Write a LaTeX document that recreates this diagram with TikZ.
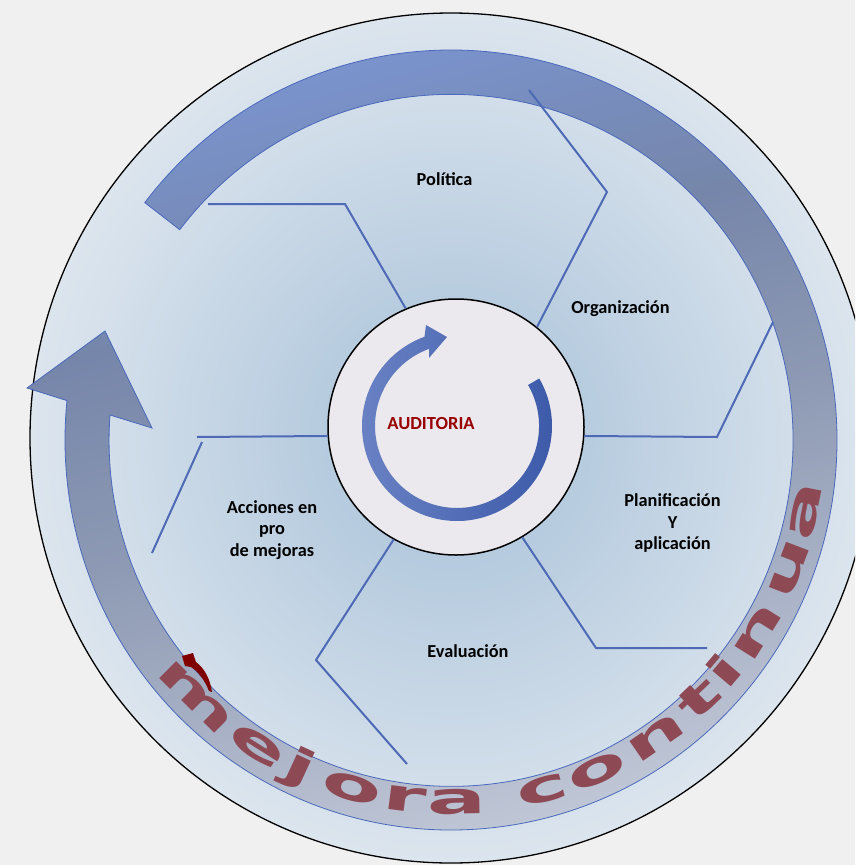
\documentclass[tikz,border=0pt]{standalone}
\usepackage{fontspec}
\setmainfont{Carlito}
\newfontfamily\wafont{DejaVu Sans}
\usetikzlibrary{arrows.meta}
\definecolor{bgc}{HTML}{F0F0F0}
\definecolor{discin}{HTML}{A6C0D8}
\definecolor{discout}{HTML}{DCE5EE}
\definecolor{sepblue}{HTML}{4E6AB6}
\definecolor{bandedge}{HTML}{4A68BC}
\definecolor{bandblue}{HTML}{7B96D4}
\definecolor{bandbg}{HTML}{788EC0}
\definecolor{bandgb}{HTML}{7686AA}
\definecolor{bandmid}{HTML}{8E9AB4}
\definecolor{bandlight}{HTML}{C6CCDA}
\definecolor{wared}{HTML}{8D4954}
\definecolor{hookred}{HTML}{800000}
\definecolor{audred}{HTML}{990000}
\definecolor{coreface}{HTML}{EBE9ED}
\definecolor{ringL}{HTML}{6A82C4}
\definecolor{ringR}{HTML}{3A58A8}
\pgfdeclareverticalshading{bandshade}{100bp}{color(0bp)=(bandlight); color(25bp)=(bandlight); color(48bp)=(bandmid); color(60bp)=(bandgb); color(68bp)=(bandbg); color(75bp)=(bandblue); color(100bp)=(bandblue)}
\tikzset{
  sepline/.style={draw=sepblue, line width=2pt},
  lab/.style={font=\fontsize{18.3}{21.5}\selectfont\bfseries, text=black, inner sep=0pt},
  waletter/.style={font=\wafont\bfseries\fontsize{44}{48}\selectfont, text=wared, inner sep=0pt, anchor=base},
}
\begin{document}
\begin{tikzpicture}[x=1pt,y=-1pt]
\useasboundingbox (0,0) rectangle (855,865);
\fill[bgc] (0,0) rectangle (855,865);
\clip (0,0) rectangle (855,865);
% outer disc
\path[draw=black, line width=1.3pt, inner color=discin, outer color=discout]
  (451,438) ellipse[x radius=421, y radius=425];
% big circular arrow band
\path[draw=bandedge, line width=0.8pt, shading=bandshade, shading angle=15]
  (451,440) ++(217.5:386 and 390)
  arc[start angle=217.5, end angle=545.8, x radius=386, y radius=390]
  -- (27,388) -- (105,331) -- (152,428) -- (110,415)
  arc[start angle=544.2, end angle=217.5, x radius=342, y radius=346] -- cycle;
% text along the band
\foreach \ch/\ang in {m/134.8, e/122.3, j/114.8, o/105.9, r/97.3, a/89.0, c/75.3, o/66.1, n/55.4, t/46.3, i/40.2, n/32.1, u/20.8, a/11.3}
  \path (451,440) ++(\ang:374) node[waletter, rotate=90-\ang, xscale=2.0] {\ch};
\fill[hookred] (182,656) -- (193,653) -- (196,662) .. controls (204,668) and (210,678) .. (212,692)
  -- (209,691) .. controls (205,681) and (199,672) .. (191,667) -- (185,666) -- cycle;
% central disc
\node[circle, draw=black, line width=1.5pt, fill=coreface, minimum size=256pt, inner sep=0pt] (aud) at (456,427) {};
% separator lines
\draw[sepline] (208,204) -- (345,204) -- (aud.113.6);
\draw[sepline] (529,90) -- (607,192) -- (aud.51.5);
\draw[sepline] (aud.-4.5) -- (717,437) -- (773,322);
\draw[sepline] (aud.-59) -- (596,648) -- (707,648);
\draw[sepline] (aud.-119.5) -- (316,660) -- (407,764);
\draw[sepline] (aud.184.5) -- (197,437);
\draw[sepline] (202,442) -- (152,553);
% inner circular arrow
\path[left color=ringL, right color=ringR]
  (457,426) ++(-30:95) arc[start angle=-30, end angle=250, radius=95]
  -- (426,325) -- (447,337) -- (429,358) -- (429,348.9)
  arc[start angle=250, end angle=-30, radius=82] -- cycle;
% labels
\node[font=\fontsize{18.5}{22}\selectfont\bfseries, text=audred, inner sep=0pt, anchor=base] (audtxt) at (431,429) {AUDITORIA};
\node[lab, anchor=base] (pol) at (444.5,185) {Política};
\node[lab, anchor=base] (org) at (620.5,313) {Organización};
\node[lab, align=center] (pla) at (672.5,523) {Planificación\\Y\\aplicación};
\node[lab, anchor=base] (eva) at (468,657) {Evaluación};
\node[lab, align=center] (acc) at (272,530) {Acciones en\\pro\\de mejoras};
\end{tikzpicture}
\end{document}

* [Exercise task]: Omitting all images, print the listing exactly.

* [Expected answer]:
Write a LaTeX document that recreates this diagram with TikZ.
\documentclass[tikz,border=0pt]{standalone}
\usepackage{fontspec}
\setmainfont{Carlito}
\newfontfamily\wafont{DejaVu Sans}
\usetikzlibrary{arrows.meta}
\definecolor{bgc}{HTML}{F0F0F0}
\definecolor{discin}{HTML}{A6C0D8}
\definecolor{discout}{HTML}{DCE5EE}
\definecolor{sepblue}{HTML}{4E6AB6}
\definecolor{bandedge}{HTML}{4A68BC}
\definecolor{bandblue}{HTML}{7B96D4}
\definecolor{bandbg}{HTML}{788EC0}
\definecolor{bandgb}{HTML}{7686AA}
\definecolor{bandmid}{HTML}{8E9AB4}
\definecolor{bandlight}{HTML}{C6CCDA}
\definecolor{wared}{HTML}{8D4954}
\definecolor{hookred}{HTML}{800000}
\definecolor{audred}{HTML}{990000}
\definecolor{coreface}{HTML}{EBE9ED}
\definecolor{ringL}{HTML}{6A82C4}
\definecolor{ringR}{HTML}{3A58A8}
\pgfdeclareverticalshading{bandshade}{100bp}{color(0bp)=(bandlight); color(25bp)=(bandlight); color(48bp)=(bandmid); color(60bp)=(bandgb); color(68bp)=(bandbg); color(75bp)=(bandblue); color(100bp)=(bandblue)}
\tikzset{
  sepline/.style={draw=sepblue, line width=2pt},
  lab/.style={font=\fontsize{18.3}{21.5}\selectfont\bfseries, text=black, inner sep=0pt},
  waletter/.style={font=\wafont\bfseries\fontsize{44}{48}\selectfont, text=wared, inner sep=0pt, anchor=base},
}
\begin{document}
\begin{tikzpicture}[x=1pt,y=-1pt]
\useasboundingbox (0,0) rectangle (855,865);
\fill[bgc] (0,0) rectangle (855,865);
\clip (0,0) rectangle (855,865);
% outer disc
\path[draw=black, line width=1.3pt, inner color=discin, outer color=discout]
  (451,438) ellipse[x radius=421, y radius=425];
% big circular arrow band
\path[draw=bandedge, line width=0.8pt, shading=bandshade, shading angle=15]
  (451,440) ++(217.5:386 and 390)
  arc[start angle=217.5, end angle=545.8, x radius=386, y radius=390]
  -- (27,388) -- (105,331) -- (152,428) -- (110,415)
  arc[start angle=544.2, end angle=217.5, x radius=342, y radius=346] -- cycle;
% text along the band
\foreach \ch/\ang in {m/134.8, e/122.3, j/114.8, o/105.9, r/97.3, a/89.0, c/75.3, o/66.1, n/55.4, t/46.3, i/40.2, n/32.1, u/20.8, a/11.3}
  \path (451,440) ++(\ang:374) node[waletter, rotate=90-\ang, xscale=2.0] {\ch};
\fill[hookred] (182,656) -- (193,653) -- (196,662) .. controls (204,668) and (210,678) .. (212,692)
  -- (209,691) .. controls (205,681) and (199,672) .. (191,667) -- (185,666) -- cycle;
% central disc
\node[circle, draw=black, line width=1.5pt, fill=coreface, minimum size=256pt, inner sep=0pt] (aud) at (456,427) {};
% separator lines
\draw[sepline] (208,204) -- (345,204) -- (aud.113.6);
\draw[sepline] (529,90) -- (607,192) -- (aud.51.5);
\draw[sepline] (aud.-4.5) -- (717,437) -- (773,322);
\draw[sepline] (aud.-59) -- (596,648) -- (707,648);
\draw[sepline] (aud.-119.5) -- (316,660) -- (407,764);
\draw[sepline] (aud.184.5) -- (197,437);
\draw[sepline] (202,442) -- (152,553);
% inner circular arrow
\path[left color=ringL, right color=ringR]
  (457,426) ++(-30:95) arc[start angle=-30, end angle=250, radius=95]
  -- (426,325) -- (447,337) -- (429,358) -- (429,348.9)
  arc[start angle=250, end angle=-30, radius=82] -- cycle;
% labels
\node[font=\fontsize{18.5}{22}\selectfont\bfseries, text=audred, inner sep=0pt, anchor=base] (audtxt) at (431,429) {AUDITORIA};
\node[lab, anchor=base] (pol) at (444.5,185) {Política};
\node[lab, anchor=base] (org) at (620.5,313) {Organización};
\node[lab, align=center] (pla) at (672.5,523) {Planificación\\Y\\aplicación};
\node[lab, anchor=base] (eva) at (468,657) {Evaluación};
\node[lab, align=center] (acc) at (272,530) {Acciones en\\pro\\de mejoras};
\end{tikzpicture}
\end{document}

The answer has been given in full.